Most of the big shore places were closed now and there were hardly any lights except the shadowy, moving glow of a ferryboat across the Sound. And as the moon rose higher the inessential houses began to melt away until gradually I became aware of the old island here that flowered once for Dutch sailors' eyes-a fresh, green breast of the new world.

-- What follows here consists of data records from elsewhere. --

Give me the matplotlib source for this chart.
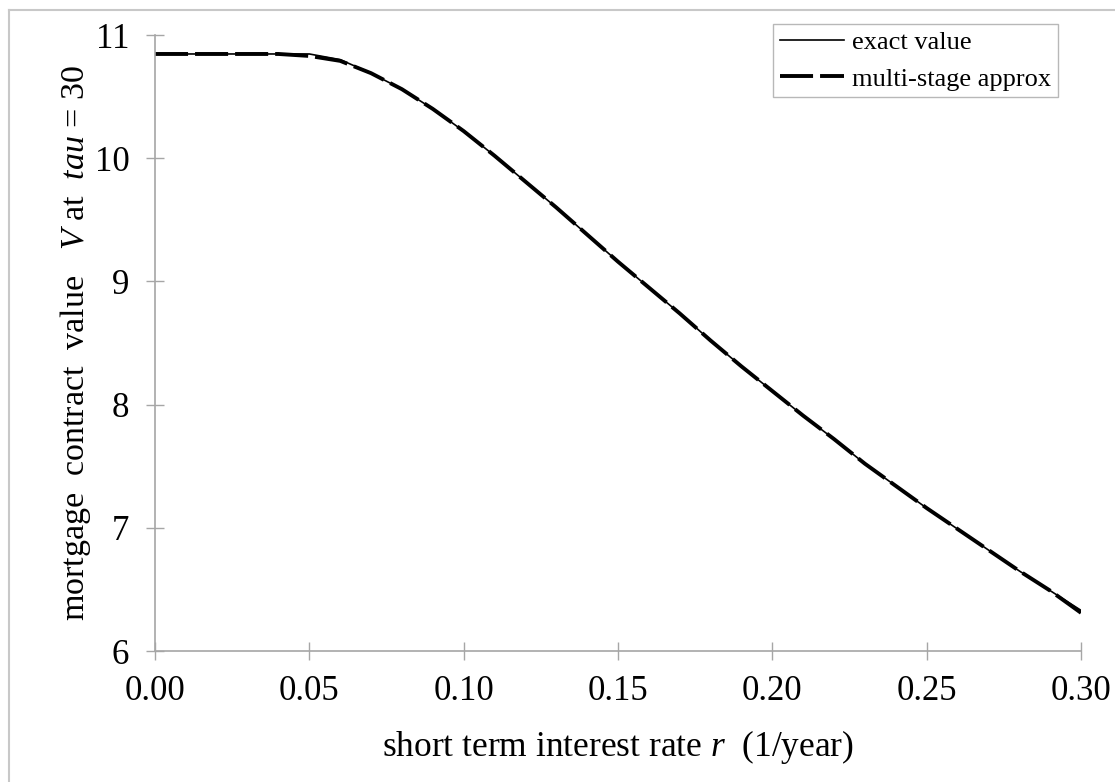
import matplotlib
matplotlib.use("Agg")
import matplotlib.pyplot as plt
from matplotlib.lines import Line2D

# ---- data ----
rate = [0.00, 0.01, 0.02, 0.03, 0.04, 0.05, 0.06, 0.07, 0.08, 0.09, 0.10,
        0.11, 0.12, 0.13, 0.14, 0.15, 0.16, 0.17, 0.18, 0.19, 0.20,
        0.21, 0.22, 0.23, 0.24, 0.25, 0.26, 0.27, 0.28, 0.29, 0.30]
exact_value = [10.846, 10.846, 10.846, 10.846, 10.846, 10.846, 10.80, 10.69, 10.56, 10.40, 10.22,
               10.02, 9.81, 9.60, 9.38, 9.16, 8.95, 8.74, 8.52, 8.31, 8.11,
               7.91, 7.72, 7.52, 7.34, 7.16, 6.99, 6.82, 6.65, 6.49, 6.33]
approx_value = [10.846, 10.846, 10.846, 10.846, 10.846, 10.83, 10.79, 10.69, 10.56, 10.40, 10.22,
                10.02, 9.81, 9.60, 9.38, 9.16, 8.95, 8.74, 8.52, 8.31, 8.11,
                7.91, 7.72, 7.52, 7.34, 7.16, 6.99, 6.82, 6.65, 6.49, 6.31]
xticks = [0.00, 0.05, 0.10, 0.15, 0.20, 0.25, 0.30]
xticklabels = ["0.00", "0.05", "0.10", "0.15", "0.20", "0.25", "0.30"]
yticks = [6, 7, 8, 9, 10, 11]

plt.rcParams['font.family'] = ['Liberation Serif', 'DejaVu Serif']
plt.rcParams['mathtext.fontset'] = 'custom'
plt.rcParams['mathtext.rm'] = 'Liberation Serif'
plt.rcParams['mathtext.it'] = 'Liberation Serif:italic'

W, H = 1115, 782
fig = plt.figure(figsize=(W / 100, H / 100), dpi=100)
ax = fig.add_axes([155 / W, 1 - 651 / H, (1081 - 155) / W, (651 - 35) / H])

gray = '#a6a6a6'
ax.plot(rate, exact_value, color='black', lw=1.2, label='exact value')
ax.plot(rate, approx_value, color='black', lw=2.8, dashes=(8.5, 1.8),
        label='multi-stage approx')

ax.set_xlim(0, 0.30)
ax.set_ylim(6, 11)
ax.set_xticks(xticks)
ax.set_xticklabels(xticklabels)
ax.set_yticks(yticks)

for s in ['top', 'right']:
    ax.spines[s].set_visible(False)
for s in ['left', 'bottom']:
    ax.spines[s].set_color(gray)
    ax.spines[s].set_linewidth(1.2)

ax.tick_params(axis='both', direction='inout', length=13, width=1.0,
               color=gray, labelsize=25, labelcolor='black')
ax.tick_params(axis='x', pad=11)
ax.tick_params(axis='y', pad=12)

ax.set_xlabel(r"short term interest rate $r$  (1/year)", fontsize=25.5, labelpad=14)
ax.set_ylabel(r"mortgage  contract  value   $V$ at  $tau$ = 30", fontsize=24.5, labelpad=1)

leg = fig.legend(loc='upper right', bbox_to_anchor=(1058 / W, 1 - 24 / H),
                 fontsize=19, frameon=True, fancybox=False, handlelength=2.45,
                 handletextpad=0.3, borderpad=0.25, labelspacing=0.5,
                 borderaxespad=0)
leg.get_frame().set_edgecolor(gray)
leg.get_frame().set_linewidth(1.0)

# figure border (chart area)
fig.add_artist(Line2D([8.5 / W, 1], [1 - 9.5 / H, 1 - 9.5 / H], color='#c8c8c8', lw=1.5))
fig.add_artist(Line2D([8.5 / W, 8.5 / W], [0, 1 - 9.5 / H], color='#c8c8c8', lw=1.5))

fig.savefig('out.png', dpi=100)
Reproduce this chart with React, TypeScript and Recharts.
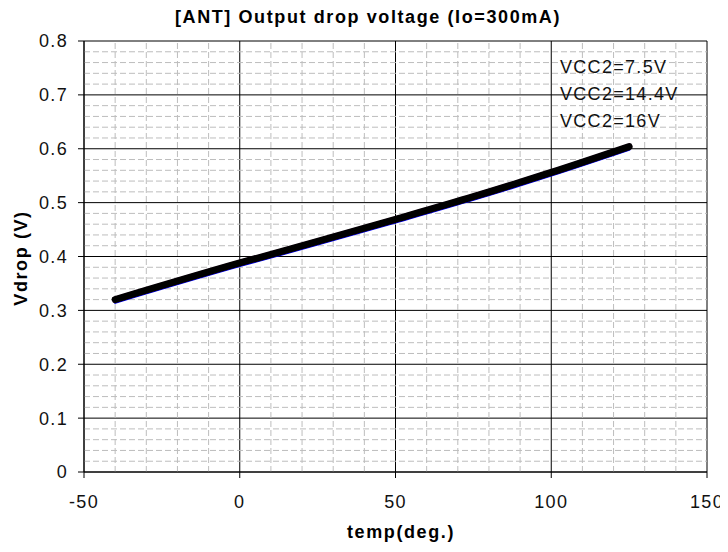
import {
  CartesianGrid,
  Legend,
  Line,
  LineChart,
  ReferenceLine,
  XAxis,
  YAxis
} from 'recharts';

const temps = [-40, 0, 25, 50, 75, 100, 125];
const vcc75 = [0.315, 0.383, 0.423, 0.464, 0.506, 0.551, 0.599];
const vcc144 = [0.32, 0.388, 0.428, 0.469, 0.511, 0.556, 0.604];
const vcc16 = [0.32, 0.388, 0.428, 0.469, 0.511, 0.556, 0.604];
const seriesNames = ['VCC2=7.5V', 'VCC2=14.4V', 'VCC2=16V'];

const xTicks = [-50, 0, 50, 100, 150];
const yTicks = [0, 0.1, 0.2, 0.3, 0.4, 0.5, 0.6, 0.7, 0.8];
const xMinor = [-40, -30, -20, -10, 10, 20, 30, 40, 60, 70, 80, 90, 110, 120, 130, 140];
const yMinor = [
  0.02, 0.04, 0.06, 0.08, 0.12, 0.14, 0.16, 0.18, 0.22, 0.24, 0.26, 0.28,
  0.32, 0.34, 0.36, 0.38, 0.42, 0.44, 0.46, 0.48, 0.52, 0.54, 0.56, 0.58,
  0.62, 0.64, 0.66, 0.68, 0.72, 0.74, 0.76, 0.78
];

const data = temps.map((t, i) => ({ t, a: vcc75[i], b: vcc144[i], c: vcc16[i] }));

const FONT = '"Liberation Sans", Arial, sans-serif';
const tickStyle = { fontSize: 18, fill: '#111', fontFamily: FONT, letterSpacing: 1.3 };
const boldText = { fontFamily: FONT, fontWeight: 700, fontSize: 18, letterSpacing: 1.6, color: '#000' };

// legend drawn as plain text lines, in series order
const LegendText = (props: any) => {
  const items = [...(props.payload || [])].sort(
    (p: any, q: any) => seriesNames.indexOf(p.value) - seriesNames.indexOf(q.value)
  );
  return (
    <div style={{ fontFamily: FONT, fontSize: 18, letterSpacing: 1.3, lineHeight: '27px', color: '#111' }}>
      {items.map((p: any) => (
        <div key={p.value}>{p.value}</div>
      ))}
    </div>
  );
};

export default function App() {
  return (
    <div style={{ position: 'relative', width: 728, height: 552, marginLeft: -8, marginTop: -8, background: '#fff' }}>
      <div style={{ ...boldText, position: 'absolute', top: 7, left: 0, width: 736, textAlign: 'center', whiteSpace: 'nowrap' }}>
        [ANT] Output drop voltage (Io=300mA)
      </div>
      <div
        style={{
          ...boldText,
          position: 'absolute',
          left: 21,
          top: 258,
          transform: 'translate(-50%, -50%) rotate(-90deg)',
          whiteSpace: 'nowrap'
        }}
      >
        Vdrop (V)
      </div>
      <div
        style={{
          ...boldText,
          position: 'absolute',
          left: 401,
          top: 532,
          transform: 'translate(-50%, -50%)',
          whiteSpace: 'nowrap'
        }}
      >
        temp(deg.)
      </div>
      <LineChart width={728} height={552} data={data} margin={{ top: 41, right: 21, bottom: 0, left: 24 }}>
        <CartesianGrid stroke="#000" strokeWidth={1} />
        {xMinor.map((v) => (
          <ReferenceLine key={'x' + v} x={v} stroke="#bdbdbd" strokeDasharray="6 3" />
        ))}
        {yMinor.map((v) => (
          <ReferenceLine key={'y' + v} y={v} stroke="#bdbdbd" strokeDasharray="6 3" />
        ))}
        <XAxis
          dataKey="t"
          type="number"
          domain={[-50, 150]}
          ticks={xTicks}
          height={80}
          stroke="#000"
          tickSize={6}
          tickMargin={17}
          tick={tickStyle}
          allowDataOverflow
        />
        <YAxis
          type="number"
          domain={[0, 0.8]}
          ticks={yTicks}
          width={60}
          stroke="#000"
          tickSize={6}
          tickMargin={10}
          tick={tickStyle}
          allowDataOverflow
        />
        <Legend
          layout="vertical"
          align="center"
          verticalAlign="middle"
          content={LegendText}
          wrapperStyle={{ top: 54, left: 560, width: 140 }}
        />
        <Line
          type="monotone"
          dataKey="a"
          name={seriesNames[0]}
          stroke="#0000ff"
          strokeWidth={3}
          dot={false}
          strokeLinecap="round"
          isAnimationActive={false}
        />
        <Line
          type="monotone"
          dataKey="b"
          name={seriesNames[1]}
          stroke="#ff00ff"
          strokeWidth={6}
          dot={false}
          strokeLinecap="round"
          isAnimationActive={false}
        />
        <Line
          type="monotone"
          dataKey="c"
          name={seriesNames[2]}
          stroke="#000"
          strokeWidth={7}
          dot={false}
          strokeLinecap="round"
          isAnimationActive={false}
        />
      </LineChart>
    </div>
  );
}
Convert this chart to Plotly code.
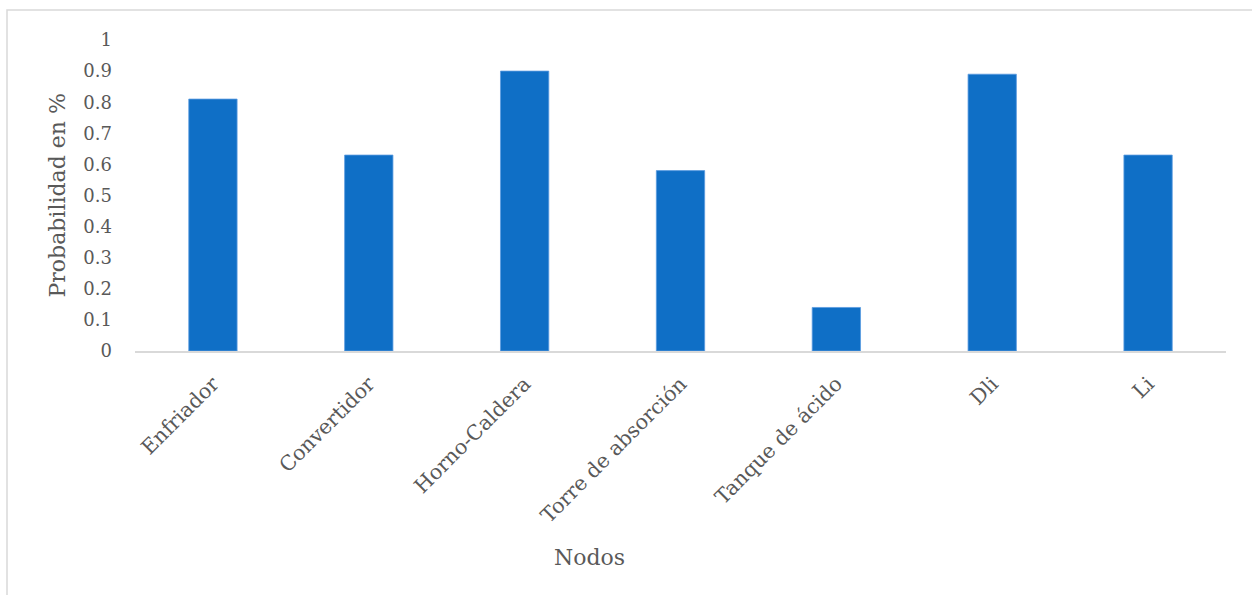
import plotly.graph_objects as go

# Probability per node
nodos = ["Enfriador", "Convertidor", "Horno-Caldera", "Torre de absorción",
         "Tanque de ácido", "Dli", "Li"]
probabilidad = [0.81, 0.63, 0.90, 0.58, 0.14, 0.89, 0.63]
y_ticks = [0, 0.1, 0.2, 0.3, 0.4, 0.5, 0.6, 0.7, 0.8, 0.9, 1]
y_tick_text = ["0", "0.1", "0.2", "0.3", "0.4", "0.5", "0.6", "0.7", "0.8", "0.9", "1"]

W, H = 1252, 595
L, R, T, B = 135, 26, 40, 244
pw, ph = W - L - R, H - T - B

font_family = "DejaVu Serif"
grey = "#595959"

fig = go.Figure(go.Bar(
    x=nodos, y=probabilidad,
    marker=dict(color="#0F6FC6", line=dict(color="#5B9BE0", width=0.8)),
    width=0.31,
))

fig.update_layout(
    width=W, height=H,
    margin=dict(l=L, r=R, t=T, b=B, pad=0),
    paper_bgcolor="white", plot_bgcolor="white",
    showlegend=False,
    font=dict(family=font_family, color=grey),
    xaxis=dict(
        showgrid=False, zeroline=False,
        showline=True, linecolor="#d9d9d9", linewidth=1.5,
        tickangle=-45, tickfont=dict(size=20.5, color=grey),
        ticks="", ticklabelstandoff=11,
    ),
    yaxis=dict(
        range=[0, 1], showgrid=False, zeroline=False, showline=False,
        tickvals=y_ticks, ticktext=y_tick_text,
        tickfont=dict(size=18, color=grey),
        ticks="", ticklabelstandoff=22,
    ),
)

# Axis titles
fig.add_annotation(
    text="Probabilidad en %", textangle=-90,
    xref="paper", yref="paper",
    x=(57 - L) / pw, y=0.5, xanchor="center", yanchor="middle",
    showarrow=False, font=dict(size=22, color=grey, family=font_family),
)
fig.add_annotation(
    text="Nodos",
    xref="paper", yref="paper",
    x=(589 - L) / pw, y=(H - B - 557) / ph, xanchor="center", yanchor="middle",
    showarrow=False, font=dict(size=22, color=grey, family=font_family),
)

# Chart-area frame
fig.add_shape(
    type="rect", xref="paper", yref="paper",
    x0=(7 - L) / pw, x1=(W + 20 - L) / pw,
    y0=-(B + 20) / ph, y1=1 + (T - 10) / ph,
    line=dict(color="#d9d9d9", width=1.5), fillcolor="rgba(0,0,0,0)",
    layer="below",
)

fig.write_html("out.html")
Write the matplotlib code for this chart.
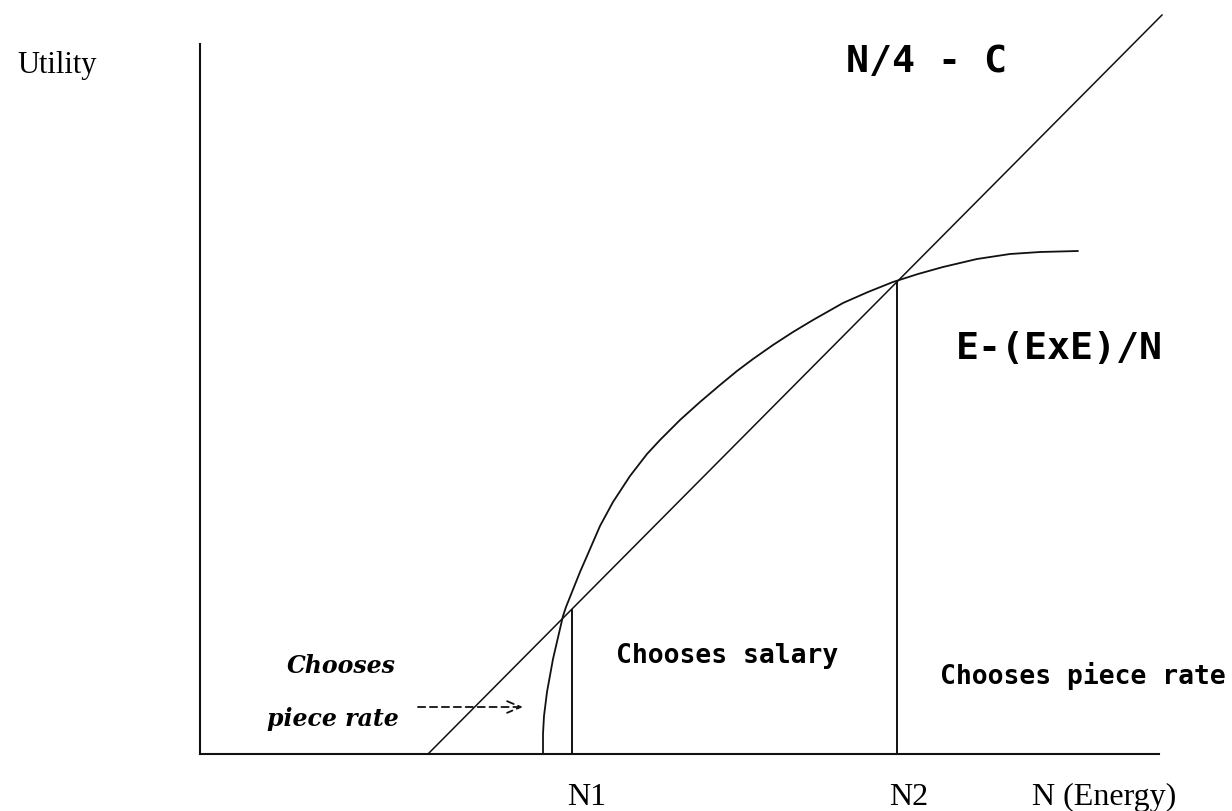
import matplotlib
matplotlib.use("Agg")
import matplotlib.pyplot as plt

# ---- data (units: roughly one pixel of the original diagram, origin at axis corner) ----
diag_x = [228, 962]          # line N/4 - C
diag_y = [0, 739]

# curve E-(ExE)/N, points
curve_x = [343, 343, 344, 347, 353, 363, 366, 380, 387, 400, 413, 430, 447, 460,
           480, 500, 520, 537, 553, 573, 593, 613, 643, 668, 693, 718, 743, 777,
           810, 840, 878]
curve_y = [0, 20, 38, 62, 95, 138, 147, 182, 198, 228, 252, 278, 300, 314,
           334, 352, 369, 383, 395, 409, 422, 434, 451, 462, 472, 480, 487, 495,
           500, 502, 503]

n_marks = ["N1", "N2"]
n_x = [372, 697]
n_top = [144, 473]

x_max = 959
y_max = 710

fig = plt.figure(figsize=(12.32, 8.12), dpi=100)
ax = fig.add_axes([200 / 1232, 57 / 812, 959 / 1232, 710 / 812])
ax.set_xlim(0, x_max)
ax.set_ylim(0, y_max)
for s in ["top", "right"]:
    ax.spines[s].set_visible(False)
for s in ["left", "bottom"]:
    ax.spines[s].set_linewidth(1.5)
    ax.spines[s].set_color("#111111")
ax.set_xticks([])
ax.set_yticks([])

ax.plot(diag_x, diag_y, color="#111111", lw=1.1, clip_on=False)
ax.plot(curve_x, curve_y, color="#111111", lw=1.3, clip_on=False,
        solid_joinstyle="round", solid_capstyle="round")
for nx, nt, lab in zip(n_x, n_top, n_marks):
    ax.plot([nx, nx], [0, nt], color="#111111", lw=1.4, clip_on=False)

# dashed arrow
ax.annotate("", xy=(323, 47), xytext=(218, 47),
            arrowprops=dict(arrowstyle="->,head_length=0.7,head_width=0.3",
                            linestyle=(0, (4, 2.6)), lw=1.3, color="#111111",
                            mutation_scale=14, shrinkA=0, shrinkB=0),
            annotation_clip=False)

serif = "Liberation Serif"
mono = "DejaVu Sans Mono"

def px(x, y):
    return x - 200, 755 - y

ax.text(*px(17, 73), "Utility", family=serif, fontsize=22, ha="left", va="baseline", clip_on=False)
ax.text(*px(587, 805), "N1", family=serif, fontsize=23, ha="center", va="baseline", clip_on=False)
ax.text(*px(909, 805), "N2", family=serif, fontsize=23, ha="center", va="baseline", clip_on=False)
ax.text(*px(1032, 805), "N (Energy)", family=serif, fontsize=23, ha="left", va="baseline", clip_on=False)

ax.text(*px(846, 72), "N/4 - C", family=mono, fontsize=27.5, fontweight="bold",
        ha="left", va="baseline", clip_on=False)
ax.text(*px(956, 359), "E-(ExE)/N", family=mono, fontsize=27.5, fontweight="bold",
        ha="left", va="baseline", clip_on=False)

ax.text(*px(616, 663), "Chooses salary", family=mono, fontsize=19, fontweight="bold",
        ha="left", va="baseline", clip_on=False)
ax.text(*px(940, 684), "Chooses piece rate", family=mono, fontsize=19, fontweight="bold",
        ha="left", va="baseline", clip_on=False)

ax.text(*px(287, 673), "Chooses", family="DejaVu Serif", fontsize=17, fontweight="bold",
        style="italic", ha="left", va="baseline", clip_on=False)
ax.text(*px(267, 726), "piece rate", family="DejaVu Serif", fontsize=17, fontweight="bold",
        style="italic", ha="left", va="baseline", clip_on=False)

fig.savefig("out.png", dpi=100)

Its vanished trees, the trees that had made way for Gatsby's house, had once pandered in whispers to the last and greatest of all human dreams; for a transitory enchanted moment man must have held his breath in the presence of this continent, compelled into an aesthetic contemplation he neither understood nor desired, face to face for the last time in history with something commensurate to his capacity for wonder.
– F. Scott Fitzgerald, The Great Gatsby

The Long Island mansion known as Lands End that is rumored to have been the inspiration for Jay Gatsby's home in the "The Great Gatsby" is being demolished to make way for five new homes worth an estimated $10 million each.  As CBS News reports, in a piece entitled "The End Of An Era For The Gatsby House," "[t]he home was one of the few remaining relics hearkening back to Fitzgerald's time on Long Island during the Roaring '20s."  According to lore, Fitzgerald would sit on a porch across the bay from Lands End at twilight and imagine the grand parties that he would later write about in what many people believe to be the great American novel.  However, the upkeep on the $18 million mansion made it prohibitively expensive for the current owners to continue to maintain, so it will be destroyed and five new homes built in its place.  The end of the mansion seems only appropriate for its fictional former owner who was always pessimistic about the future: "Gatsby believed in the . . . orgiastic future that year by year recedes before us. It eluded us then, but that's no matter–tomorrow we will run faster, stretch out our arms farther…. And one fine morning– So we beat on, boats against the current, borne back ceaselessly into the past."